I urge my community members, if they feel uncomfortable with a certain group in the community, one group or another, to walk towards them, not away from them. Around 25 per cent of Australians were born overseas. That is the same proportion we had in 1901. It has been constant for 100 years. About 45 per cent of us have one parent born overseas. That has been constant for about 100 years. It goes up and down a little bit, but essentially it is the same. We are an extraordinary example of a country that has taken people in from around the world and built a society that actually works. It has not always been easy. There were times when I was younger where I heard people say some dreadful things. For example, I heard that people in my street had become terribly worried about the Greek Australians because they painted their houses blue and concreted their yards and property prices were going to plummet as a result of those blue houses. I was working in a factory when the Vietnamese boat people first arrived and some of the people in the factory were incredibly worried that these Vietnamese refugees would take over economically because they worked too hard. We have all heard people say that our Chinese migrants’ children are getting too much tutoring. We all hear these fear things.

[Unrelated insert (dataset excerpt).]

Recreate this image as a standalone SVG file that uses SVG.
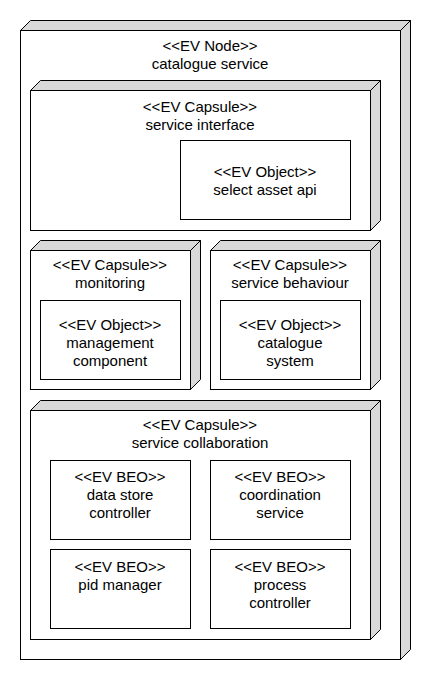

My Muslim community sometimes asks where the women can swim without the presence of men. In my community, it is not that much of a problem because the leagues club segregates its swimming pool. Parramatta Leagues Club takes women on one day and men on the other. I have told them all this, so a lot of the Muslim women in Parramatta go to the leagues club for their segregated swimming. Again, I suggest to anyone who is criticising the Muslim community for seeking segregation they could perhaps have a go at the Parramatta Leagues Club for doing the same thing. In fact, I know that quite a few leagues clubs do the same thing.
I would say to people who look at what is happening overseas—who look at unrest in one country or another—that we in Australia have lived through this before. We have lived through circumstances where we have had people in Australia who in their homeland might have been in conflict who live together quite peacefully here. In my African community, for example, the women in particular get together on a regular basis across national boundaries, across language groups and across religions. Even where they may have been in conflict between north and south, they are now together and learning to live together in this country in a positive way.
We in Australia will not be defined by what happens overseas. We in this country are defined by the way we treat each other—not by what happens overseas but by the way we treat each other. To pull away from a person because you fear that they might behave in a certain way is very foolish because it causes that person also to respond defensively. I think for our Muslim community the response after 2001 has caused many of them to reaffirm their approach to Islam perhaps even in a more fundamental way than they did in the homeland. I am aware of some girls who were not wearing the veil in their homeland but do now in Australia, largely as a response to that pushing away of that particular community. I again urge all my fellow Australians to have a very good and open look at some of the extraordinary wealth we have in our community and to remember when you see what is happening overseas that it does not happen here and we will be defined by our relationships with each other.